Tomorrow provides an interesting backdrop for this macro view since the FOMC Minutes will be released at 2 PM EST. Traders expect the word 'accomodation' to show up many times in the minutes, over and over, perhaps an analyst will count them, The market reaction will be interesting if there is very little mention of 'accomodation' and in fact perhaps the Fed had discussed how concerned they are over markets continually reacting to stimulus news like a crack ho reacting to a lit pipe (broad indexes moving up purely on the easy money policies ongoing around the world instead of actual growth). Perhaps the Fed contemplates the end to Operation Twist? Perhaps the Fed does not mention QE3 directly at all? Thus, 2 PM Tuesday is an obvious market pivot point.

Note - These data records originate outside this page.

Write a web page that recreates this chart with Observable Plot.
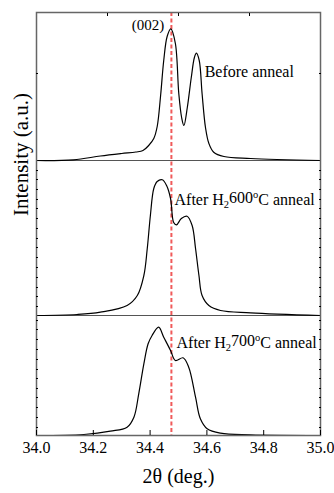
<!DOCTYPE html>
<html><head><meta charset="utf-8">
<script src="https://cdn.jsdelivr.net/npm/d3@7"></script>
<script src="https://cdn.jsdelivr.net/npm/@observablehq/plot@0.6"></script>
<style>
body{margin:0;background:#fff;}
svg{display:block;}
#chart svg, #chart svg text{font-family:'Liberation Serif','Times New Roman',Times,serif !important;}
</style>
</head><body><div id="chart"></div>
<script>
// --- data ---
const seriesNames = ["Before anneal", "After H2600oC anneal", "After H2700oC anneal"];
const seriesOffsets = [275, 120, 0];

const xBefore = [34.000,34.130,34.225,34.300,34.350,34.375,34.395,34.413,34.425,34.437,34.448,34.460,34.473,34.489,34.501,34.511,34.519,34.531,34.545,34.556,34.563,34.573,34.583,34.595,34.607,34.624,34.660,34.754,35.000];
const yBefore = [0,0.7,4.5,7,8.5,10,15,22,34,65,100,124,131.7,117,67,43,35,53,83,103,107.3,100,67,33,17,8.3,4,2,0];

const x600 = [34.000,34.143,34.225,34.319,34.355,34.378,34.390,34.401,34.413,34.425,34.443,34.458,34.472,34.483,34.493,34.510,34.530,34.548,34.560,34.572,34.583,34.607,34.648,34.754,35.000];
const y600 = [0,1,3.3,10,20,40,67,100,127,134,135.7,130,117,93,90.7,97,99.3,90,67,40,20,10,5,2.7,0];

const x700 = [34.000,34.167,34.260,34.319,34.343,34.360,34.378,34.393,34.407,34.430,34.448,34.472,34.489,34.516,34.536,34.560,34.577,34.601,34.648,34.754,35.000];
const y700 = [0,1,4.3,8.3,18.3,41.7,71.7,91.7,100,108.3,98.3,85,75,77.7,68.3,38.3,16.7,6.7,2.3,0.7,0];

const peakPosition = 34.475;
const peakLabel = "(002)";
const peakLabelX = 34.393, peakLabelY = 410;

const labelX = [34.592, 34.486, 34.493];
const labelY = [364, 236, 93];

const xTicks = [34.0, 34.2, 34.4, 34.6, 34.8, 35.0];
const xTopTicks = [34.25, 34.5, 34.75];
const yMinorTicks = [362, 265,256,246,236,227,217,207,197,188,178,168,158,148,139,129, 115,106,96,86,76,66,57,47,38,28,18,8];

const xLabel = "2θ (deg.)";
const yLabel = "Intensity (a.u.)";

// --- build table ---
const xs = [xBefore, x600, x700];
const ys = [yBefore, y600, y700];
const rows = [];
seriesNames.forEach((name, s) => {
  xs[s].forEach((x, i) => rows.push({series: name, x, y: seriesOffsets[s] + ys[s][i]}));
});
const labels = seriesNames.map((name, s) => ({text: name, x: labelX[s], y: labelY[s]}));

const font = "'Liberation Serif', 'Times New Roman', Times, serif";

const chart = Plot.plot({
  width: 334, height: 493,
  marginLeft: 36, marginRight: 14, marginTop: 12, marginBottom: 58,
  style: {fontFamily: font, background: "#fff", color: "#000"},
  x: {domain: [34, 35]},
  y: {domain: [0, 423]},
  marks: [
    Plot.ruleY([seriesOffsets[0], seriesOffsets[1]], {stroke: "#555", strokeWidth: 1.2}),
    Plot.ruleX([peakPosition], {stroke: "#f05a5a", strokeWidth: 2, strokeDasharray: "4,2.5"}),
    Plot.line(rows, {x: "x", y: "y", z: "series", stroke: "#000", strokeWidth: 1.2, curve: "catmull-rom"}),
    Plot.frame({stroke: "#666", strokeWidth: 1.5}),
    Plot.axisX({anchor: "bottom", ticks: xTicks, tickSize: 0, tickPadding: 6, tickFormat: d3.format(".1f"), fontSize: 16, fontFamily: font, label: null}),
    Plot.axisX({anchor: "bottom", ticks: xTicks, tickSize: -5, tickFormat: () => "", label: null}),
    Plot.axisX({anchor: "top", ticks: xTopTicks, tickSize: -3, tickFormat: () => "", label: null}),
    Plot.axisY({anchor: "left", ticks: yMinorTicks, tickSize: -2, tickFormat: () => "", label: null}),
    Plot.axisY({anchor: "right", ticks: yMinorTicks, tickSize: -2, tickFormat: () => "", label: null}),
    Plot.text([peakLabel], {x: peakLabelX, y: peakLabelY, text: d => d, fontSize: 15, fontFamily: font}),
    Plot.text(labels, {x: "x", y: "y", text: "text", textAnchor: "start", fontSize: 16, fontFamily: font}),
    Plot.text([xLabel], {frameAnchor: "bottom", dy: 47, text: d => d, fontSize: 20, fontFamily: font}),
    Plot.text([yLabel], {frameAnchor: "left", rotate: -90, dx: -15, dy: -8, text: d => d, fontSize: 21, fontFamily: font})
  ]
});

// subscript 2 and superscript o as real text spans
d3.select(chart).selectAll("text").each(function() {
  const t = this.textContent;
  const m = t.match(/^(After H)2(\d+)o(C anneal)$/);
  if (!m) return;
  const sel = d3.select(this);
  sel.text(null);
  sel.append("tspan").text(m[1]);
  sel.append("tspan").attr("dy", "0.3em").attr("font-size", "10.5").text("2");
  sel.append("tspan").attr("dy", "-0.3em").text(m[2]);
  sel.append("tspan").attr("dy", "-0.45em").attr("font-size", "10.5").text("o");
  sel.append("tspan").attr("dy", "0.45em").text(m[3]);
});

document.getElementById("chart").appendChild(chart);
</script>
</body></html>
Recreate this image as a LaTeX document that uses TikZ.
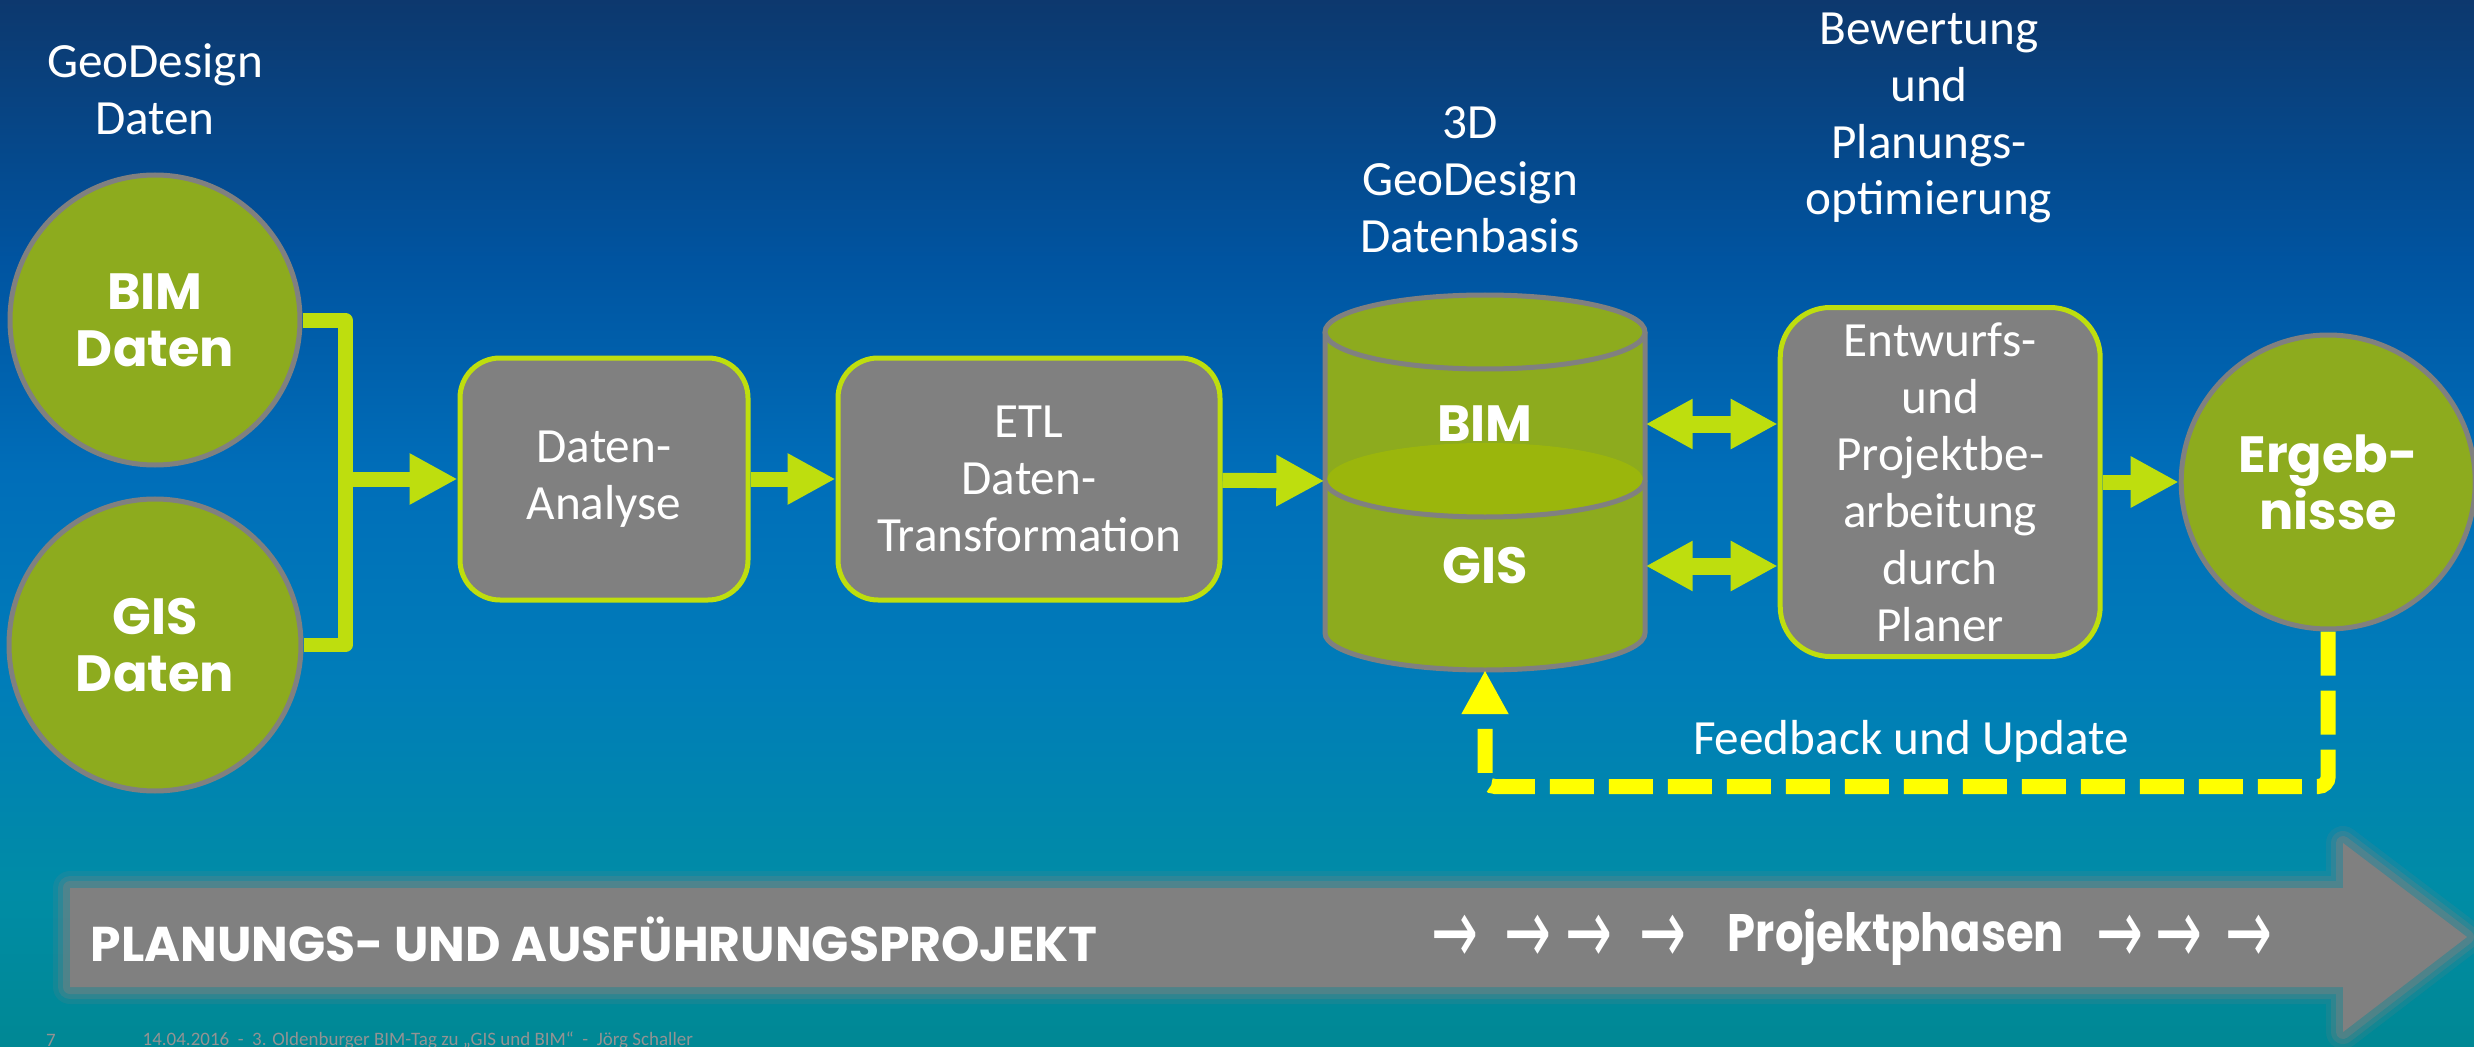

Motor Vehicle Sales will hit during the morning, at various times, and markets will react to the numbers. Are folks out there buying new vehicles? Housing and vehicles are the two largest users of copper. Rubber will respond to vehicle numbers and is an important economic indicator. Factory Orders are at 10 AM which will serve as a market pivot point.
CRB is above 312 and helps the market bulls while UTIL is below 463 helping market bears. The markets will sell off if CRB drops under 312 and the markets will rally if UTIL moves above 463. A strong dollar sends the CRB lower and a weak dollar sends the CRB higher. Also watch JJC 49 and SOX 426.50 as bull-bear lines in the sand. Interestingly, Keystone's SPXA150R Indicator remains under 90 at 89.58 despite the big market up day today. Also the VIX was up with the market up strongly; the VIX should have dropped significantly for the rally.
For the SPX for Thursday, starting at 1419, the bulls need three points in the overnight futures to move back above the 1422 resistance it tested today, and an upside party will result. The bears need to drive the SPX fourteen points lower to drop under 1405 to ignite strong selling, a difficult task but in the realm of possiblity. A move thru 1406-1421 is sideways action. Bears want to see a strong dollar and CRB drop under 312, bulls want to see a weak dollar and UTIL move above 463. Interestingly, today, the SPX was within three points of filling the gap at 1425.
Keybot the Quant, Keystone's algorithm, remains short overnight into Tuesday. If UTIL moves above 463, Keybot will likely flip back to the long side. CRB and UTIL will tell the tale tomorrow.